* start Input records *
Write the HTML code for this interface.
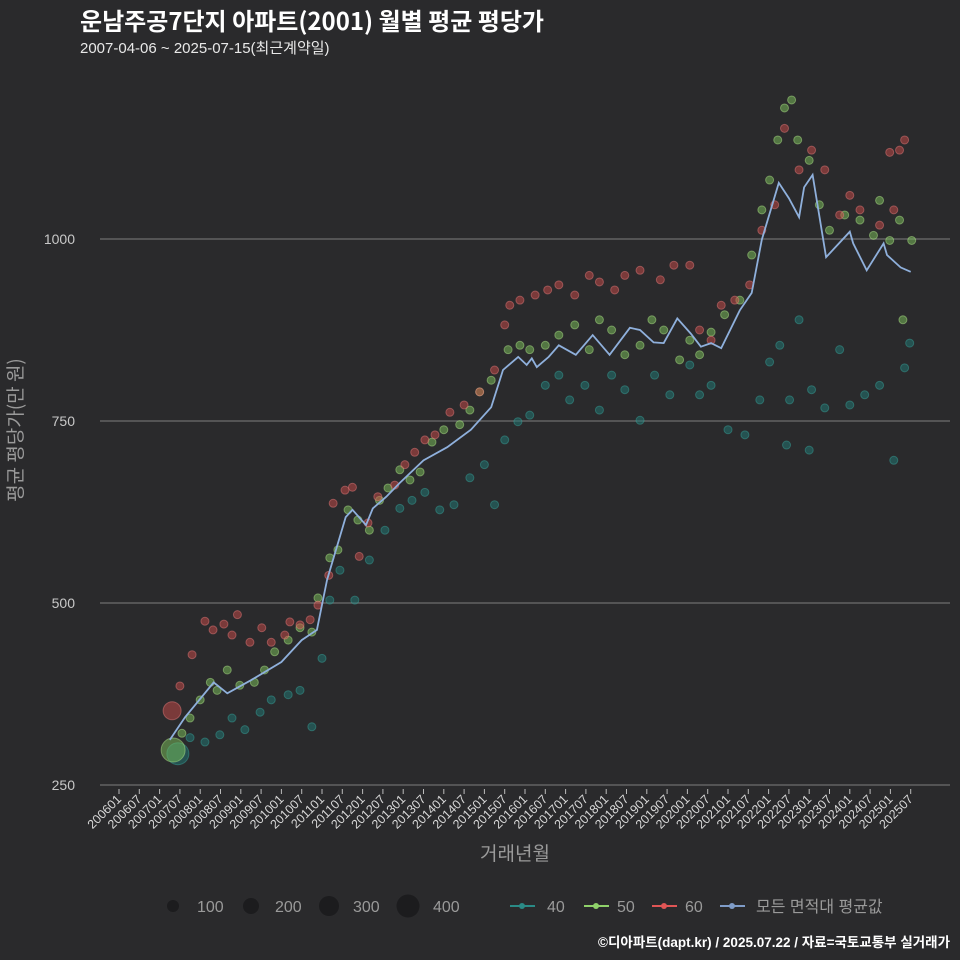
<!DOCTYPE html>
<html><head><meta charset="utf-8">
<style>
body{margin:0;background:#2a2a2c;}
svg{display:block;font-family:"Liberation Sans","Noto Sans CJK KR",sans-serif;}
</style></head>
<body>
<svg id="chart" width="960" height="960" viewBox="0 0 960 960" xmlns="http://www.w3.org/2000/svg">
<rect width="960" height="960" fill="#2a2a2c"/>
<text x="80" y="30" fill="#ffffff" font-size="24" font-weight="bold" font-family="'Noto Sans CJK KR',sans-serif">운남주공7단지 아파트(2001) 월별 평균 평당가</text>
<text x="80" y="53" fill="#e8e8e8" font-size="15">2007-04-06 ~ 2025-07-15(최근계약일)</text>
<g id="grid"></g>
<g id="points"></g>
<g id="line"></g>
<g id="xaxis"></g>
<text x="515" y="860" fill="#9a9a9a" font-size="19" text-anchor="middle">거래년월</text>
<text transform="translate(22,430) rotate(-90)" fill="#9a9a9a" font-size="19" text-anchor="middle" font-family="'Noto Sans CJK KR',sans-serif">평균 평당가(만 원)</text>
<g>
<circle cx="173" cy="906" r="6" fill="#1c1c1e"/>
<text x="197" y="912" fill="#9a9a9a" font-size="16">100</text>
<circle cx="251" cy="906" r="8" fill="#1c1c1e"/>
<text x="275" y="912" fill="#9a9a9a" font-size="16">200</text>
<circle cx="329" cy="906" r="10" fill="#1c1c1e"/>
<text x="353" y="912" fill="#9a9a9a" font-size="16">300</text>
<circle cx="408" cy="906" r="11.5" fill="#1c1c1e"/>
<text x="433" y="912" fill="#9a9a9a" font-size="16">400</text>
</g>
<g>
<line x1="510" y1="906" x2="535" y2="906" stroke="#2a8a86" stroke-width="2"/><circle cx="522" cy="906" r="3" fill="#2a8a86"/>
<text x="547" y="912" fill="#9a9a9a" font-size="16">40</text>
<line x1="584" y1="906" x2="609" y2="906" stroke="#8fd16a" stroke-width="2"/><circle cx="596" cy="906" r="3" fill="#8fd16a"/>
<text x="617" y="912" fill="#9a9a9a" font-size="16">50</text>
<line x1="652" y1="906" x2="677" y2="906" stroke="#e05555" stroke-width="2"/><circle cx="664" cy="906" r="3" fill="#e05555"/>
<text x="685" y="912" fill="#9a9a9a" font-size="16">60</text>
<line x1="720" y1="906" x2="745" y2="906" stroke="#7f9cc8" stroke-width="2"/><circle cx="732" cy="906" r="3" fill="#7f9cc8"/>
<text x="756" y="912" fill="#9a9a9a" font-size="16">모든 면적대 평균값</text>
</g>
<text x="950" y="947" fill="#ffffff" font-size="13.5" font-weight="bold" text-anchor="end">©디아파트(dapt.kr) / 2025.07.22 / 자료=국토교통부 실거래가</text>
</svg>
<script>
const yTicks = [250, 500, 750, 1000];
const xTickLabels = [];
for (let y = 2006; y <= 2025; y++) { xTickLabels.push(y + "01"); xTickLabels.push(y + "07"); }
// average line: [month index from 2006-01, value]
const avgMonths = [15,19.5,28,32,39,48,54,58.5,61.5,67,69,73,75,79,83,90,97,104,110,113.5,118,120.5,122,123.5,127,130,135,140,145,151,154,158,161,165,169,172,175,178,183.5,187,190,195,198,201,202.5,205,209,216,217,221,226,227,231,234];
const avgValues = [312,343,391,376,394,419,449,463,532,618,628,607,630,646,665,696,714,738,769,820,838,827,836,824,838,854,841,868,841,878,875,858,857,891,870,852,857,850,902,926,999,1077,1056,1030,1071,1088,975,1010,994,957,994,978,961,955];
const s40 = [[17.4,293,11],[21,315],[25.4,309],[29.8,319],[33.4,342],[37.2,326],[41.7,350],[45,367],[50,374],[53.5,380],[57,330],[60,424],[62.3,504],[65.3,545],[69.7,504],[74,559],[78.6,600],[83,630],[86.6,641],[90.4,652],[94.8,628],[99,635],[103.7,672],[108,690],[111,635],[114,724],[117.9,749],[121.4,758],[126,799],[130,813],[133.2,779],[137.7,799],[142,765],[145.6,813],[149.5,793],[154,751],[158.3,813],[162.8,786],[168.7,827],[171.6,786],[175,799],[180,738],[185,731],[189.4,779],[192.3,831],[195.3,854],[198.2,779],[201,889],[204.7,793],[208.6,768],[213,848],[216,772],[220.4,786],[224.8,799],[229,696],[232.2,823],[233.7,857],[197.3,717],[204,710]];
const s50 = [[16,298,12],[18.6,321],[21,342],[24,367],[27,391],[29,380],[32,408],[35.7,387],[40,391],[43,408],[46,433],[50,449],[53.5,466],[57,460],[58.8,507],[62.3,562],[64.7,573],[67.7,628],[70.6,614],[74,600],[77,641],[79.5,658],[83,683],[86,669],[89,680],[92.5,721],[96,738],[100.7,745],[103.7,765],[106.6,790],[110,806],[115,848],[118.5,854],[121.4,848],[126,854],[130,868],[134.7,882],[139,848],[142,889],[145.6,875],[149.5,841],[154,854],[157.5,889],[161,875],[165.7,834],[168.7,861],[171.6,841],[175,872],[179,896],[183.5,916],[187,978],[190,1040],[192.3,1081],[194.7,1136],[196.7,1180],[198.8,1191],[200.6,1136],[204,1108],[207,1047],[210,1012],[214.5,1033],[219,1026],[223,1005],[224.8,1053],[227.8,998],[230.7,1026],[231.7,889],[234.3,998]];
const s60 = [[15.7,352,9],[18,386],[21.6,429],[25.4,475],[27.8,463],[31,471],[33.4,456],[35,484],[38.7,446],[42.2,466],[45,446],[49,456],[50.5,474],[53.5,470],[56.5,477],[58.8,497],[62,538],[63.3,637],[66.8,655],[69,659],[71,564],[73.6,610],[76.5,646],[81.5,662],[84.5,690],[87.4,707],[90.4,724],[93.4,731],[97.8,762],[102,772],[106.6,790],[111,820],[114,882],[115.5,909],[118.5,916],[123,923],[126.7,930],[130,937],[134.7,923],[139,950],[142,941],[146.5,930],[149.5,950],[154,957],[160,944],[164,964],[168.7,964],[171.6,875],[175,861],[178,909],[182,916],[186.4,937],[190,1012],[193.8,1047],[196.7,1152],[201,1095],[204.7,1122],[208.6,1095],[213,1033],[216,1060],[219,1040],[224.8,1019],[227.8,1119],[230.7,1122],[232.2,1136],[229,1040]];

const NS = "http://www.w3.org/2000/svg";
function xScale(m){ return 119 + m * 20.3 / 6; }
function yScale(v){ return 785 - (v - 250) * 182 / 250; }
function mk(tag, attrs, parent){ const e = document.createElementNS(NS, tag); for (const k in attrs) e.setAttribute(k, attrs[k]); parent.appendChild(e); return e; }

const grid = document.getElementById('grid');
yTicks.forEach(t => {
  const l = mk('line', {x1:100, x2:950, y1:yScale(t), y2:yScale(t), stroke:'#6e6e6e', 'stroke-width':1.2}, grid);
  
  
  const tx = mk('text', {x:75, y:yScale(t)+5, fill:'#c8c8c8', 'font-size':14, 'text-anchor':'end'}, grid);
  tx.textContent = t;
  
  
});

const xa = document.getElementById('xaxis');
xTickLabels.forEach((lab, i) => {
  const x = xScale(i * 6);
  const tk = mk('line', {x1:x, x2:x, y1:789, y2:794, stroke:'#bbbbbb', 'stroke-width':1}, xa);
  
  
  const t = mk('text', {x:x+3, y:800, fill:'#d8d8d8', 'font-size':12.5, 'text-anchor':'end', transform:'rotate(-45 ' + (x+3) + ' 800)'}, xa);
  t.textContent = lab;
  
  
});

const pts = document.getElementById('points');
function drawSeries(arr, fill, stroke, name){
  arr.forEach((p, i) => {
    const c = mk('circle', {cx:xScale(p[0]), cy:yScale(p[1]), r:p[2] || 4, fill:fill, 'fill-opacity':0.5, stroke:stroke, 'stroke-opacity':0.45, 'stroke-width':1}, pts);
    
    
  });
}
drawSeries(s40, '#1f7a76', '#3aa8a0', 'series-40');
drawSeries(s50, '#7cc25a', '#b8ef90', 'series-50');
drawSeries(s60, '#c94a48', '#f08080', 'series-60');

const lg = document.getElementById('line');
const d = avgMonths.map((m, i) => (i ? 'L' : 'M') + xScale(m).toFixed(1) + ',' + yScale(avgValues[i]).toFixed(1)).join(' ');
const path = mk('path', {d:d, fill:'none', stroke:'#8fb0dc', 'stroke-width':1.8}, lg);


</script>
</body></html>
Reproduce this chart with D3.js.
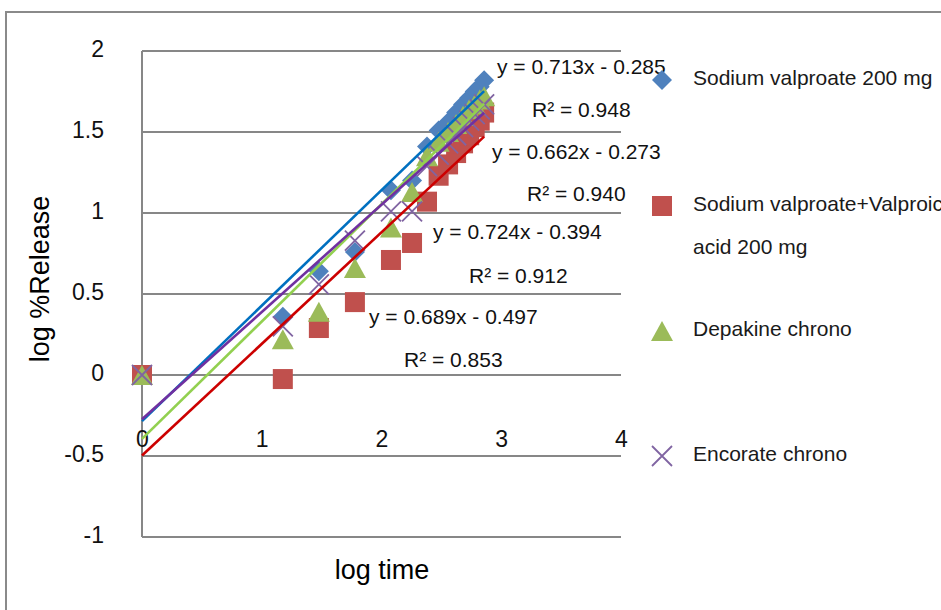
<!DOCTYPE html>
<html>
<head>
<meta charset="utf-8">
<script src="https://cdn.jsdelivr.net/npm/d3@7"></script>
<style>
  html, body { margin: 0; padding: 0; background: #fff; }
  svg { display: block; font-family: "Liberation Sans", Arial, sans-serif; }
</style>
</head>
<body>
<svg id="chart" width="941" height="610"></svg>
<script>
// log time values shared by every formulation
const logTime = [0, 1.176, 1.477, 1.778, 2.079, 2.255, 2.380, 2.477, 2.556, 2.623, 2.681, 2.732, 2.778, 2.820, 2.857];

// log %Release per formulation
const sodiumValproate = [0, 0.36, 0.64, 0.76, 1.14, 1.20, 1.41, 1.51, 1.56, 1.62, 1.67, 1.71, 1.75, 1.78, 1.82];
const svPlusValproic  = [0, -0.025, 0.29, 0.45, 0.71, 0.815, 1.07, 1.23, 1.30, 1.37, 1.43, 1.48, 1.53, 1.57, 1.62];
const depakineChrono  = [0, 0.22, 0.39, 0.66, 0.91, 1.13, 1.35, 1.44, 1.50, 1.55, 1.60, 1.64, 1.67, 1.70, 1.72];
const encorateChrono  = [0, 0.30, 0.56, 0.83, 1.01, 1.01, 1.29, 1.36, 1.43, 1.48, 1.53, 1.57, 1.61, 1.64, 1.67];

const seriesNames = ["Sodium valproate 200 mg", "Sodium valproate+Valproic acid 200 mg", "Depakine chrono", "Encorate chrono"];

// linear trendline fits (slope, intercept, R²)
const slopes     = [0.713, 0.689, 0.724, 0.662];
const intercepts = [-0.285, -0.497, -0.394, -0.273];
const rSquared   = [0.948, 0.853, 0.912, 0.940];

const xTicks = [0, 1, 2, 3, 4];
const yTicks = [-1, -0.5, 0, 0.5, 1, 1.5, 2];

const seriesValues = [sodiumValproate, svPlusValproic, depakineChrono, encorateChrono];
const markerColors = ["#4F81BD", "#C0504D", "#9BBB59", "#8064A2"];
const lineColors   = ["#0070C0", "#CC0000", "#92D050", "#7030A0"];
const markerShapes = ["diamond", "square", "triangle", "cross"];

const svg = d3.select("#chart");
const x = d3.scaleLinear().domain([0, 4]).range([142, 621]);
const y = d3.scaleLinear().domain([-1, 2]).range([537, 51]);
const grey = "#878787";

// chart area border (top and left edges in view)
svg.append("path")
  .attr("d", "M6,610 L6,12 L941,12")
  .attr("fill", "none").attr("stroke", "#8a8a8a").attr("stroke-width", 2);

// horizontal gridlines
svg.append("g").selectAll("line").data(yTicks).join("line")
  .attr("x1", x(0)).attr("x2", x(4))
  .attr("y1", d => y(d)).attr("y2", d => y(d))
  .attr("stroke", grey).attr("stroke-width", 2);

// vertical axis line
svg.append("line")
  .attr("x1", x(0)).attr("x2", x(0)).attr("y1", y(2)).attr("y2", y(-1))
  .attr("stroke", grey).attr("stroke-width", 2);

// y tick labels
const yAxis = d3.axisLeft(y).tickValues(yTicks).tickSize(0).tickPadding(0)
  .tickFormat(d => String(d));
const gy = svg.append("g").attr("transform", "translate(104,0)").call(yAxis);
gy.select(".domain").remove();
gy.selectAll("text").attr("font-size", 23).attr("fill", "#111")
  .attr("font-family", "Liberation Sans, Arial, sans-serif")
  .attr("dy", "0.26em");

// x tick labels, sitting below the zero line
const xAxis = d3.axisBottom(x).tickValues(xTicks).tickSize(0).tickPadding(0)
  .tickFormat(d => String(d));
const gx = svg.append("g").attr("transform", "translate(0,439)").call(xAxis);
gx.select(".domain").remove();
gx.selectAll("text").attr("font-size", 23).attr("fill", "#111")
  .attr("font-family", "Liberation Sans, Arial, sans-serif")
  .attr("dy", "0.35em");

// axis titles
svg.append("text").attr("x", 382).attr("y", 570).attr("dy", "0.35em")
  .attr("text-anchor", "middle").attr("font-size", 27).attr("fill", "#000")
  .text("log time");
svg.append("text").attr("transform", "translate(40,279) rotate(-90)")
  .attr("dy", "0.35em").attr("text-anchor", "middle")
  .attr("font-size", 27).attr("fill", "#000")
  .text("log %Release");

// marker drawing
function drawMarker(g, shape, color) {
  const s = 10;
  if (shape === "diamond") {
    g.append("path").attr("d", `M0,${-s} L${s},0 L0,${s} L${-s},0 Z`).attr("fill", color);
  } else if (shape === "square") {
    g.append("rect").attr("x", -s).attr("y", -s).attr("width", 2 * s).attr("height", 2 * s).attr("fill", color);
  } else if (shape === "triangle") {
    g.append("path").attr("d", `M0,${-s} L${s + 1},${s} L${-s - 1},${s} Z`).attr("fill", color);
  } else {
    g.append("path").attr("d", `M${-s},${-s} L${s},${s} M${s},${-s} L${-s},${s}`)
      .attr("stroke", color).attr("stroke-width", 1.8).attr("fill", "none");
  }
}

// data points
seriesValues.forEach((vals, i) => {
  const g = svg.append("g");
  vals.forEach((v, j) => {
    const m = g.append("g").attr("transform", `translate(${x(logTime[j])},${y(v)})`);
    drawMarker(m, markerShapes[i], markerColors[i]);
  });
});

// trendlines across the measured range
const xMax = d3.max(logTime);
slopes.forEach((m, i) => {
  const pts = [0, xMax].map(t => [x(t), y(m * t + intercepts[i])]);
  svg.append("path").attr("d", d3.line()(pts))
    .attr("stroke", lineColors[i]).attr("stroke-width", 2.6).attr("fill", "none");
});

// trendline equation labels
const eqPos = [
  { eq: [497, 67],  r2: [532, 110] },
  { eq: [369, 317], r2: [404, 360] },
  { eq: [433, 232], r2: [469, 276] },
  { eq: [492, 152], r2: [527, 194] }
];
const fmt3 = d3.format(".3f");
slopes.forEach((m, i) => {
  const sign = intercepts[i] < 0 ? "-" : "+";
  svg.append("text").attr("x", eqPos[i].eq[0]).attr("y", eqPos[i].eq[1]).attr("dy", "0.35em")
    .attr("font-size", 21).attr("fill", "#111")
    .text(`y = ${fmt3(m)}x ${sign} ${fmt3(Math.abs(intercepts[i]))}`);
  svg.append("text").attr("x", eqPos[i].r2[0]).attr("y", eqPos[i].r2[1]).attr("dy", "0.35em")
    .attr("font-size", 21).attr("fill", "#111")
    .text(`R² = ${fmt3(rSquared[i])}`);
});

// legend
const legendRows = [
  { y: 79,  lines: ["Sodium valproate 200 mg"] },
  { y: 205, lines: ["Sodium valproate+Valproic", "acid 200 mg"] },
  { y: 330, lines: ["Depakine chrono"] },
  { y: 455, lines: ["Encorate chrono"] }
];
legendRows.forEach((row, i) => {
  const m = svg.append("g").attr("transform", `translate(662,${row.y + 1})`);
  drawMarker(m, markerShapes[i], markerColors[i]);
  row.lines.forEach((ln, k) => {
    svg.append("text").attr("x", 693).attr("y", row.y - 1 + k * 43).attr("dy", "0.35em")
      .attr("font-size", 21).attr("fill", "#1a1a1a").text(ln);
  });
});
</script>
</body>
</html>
* end Input records *
The task: Repeat the lines above exactly, beginning with the one containing "Reproduce this chart with D3.js." and finishing with the one containing "2.778, 2.820, 2.857];". No pictures belong in the copy.

The completed task:
Reproduce this chart with D3.js.
<!DOCTYPE html>
<html>
<head>
<meta charset="utf-8">
<script src="https://cdn.jsdelivr.net/npm/d3@7"></script>
<style>
  html, body { margin: 0; padding: 0; background: #fff; }
  svg { display: block; font-family: "Liberation Sans", Arial, sans-serif; }
</style>
</head>
<body>
<svg id="chart" width="941" height="610"></svg>
<script>
// log time values shared by every formulation
const logTime = [0, 1.176, 1.477, 1.778, 2.079, 2.255, 2.380, 2.477, 2.556, 2.623, 2.681, 2.732, 2.778, 2.820, 2.857];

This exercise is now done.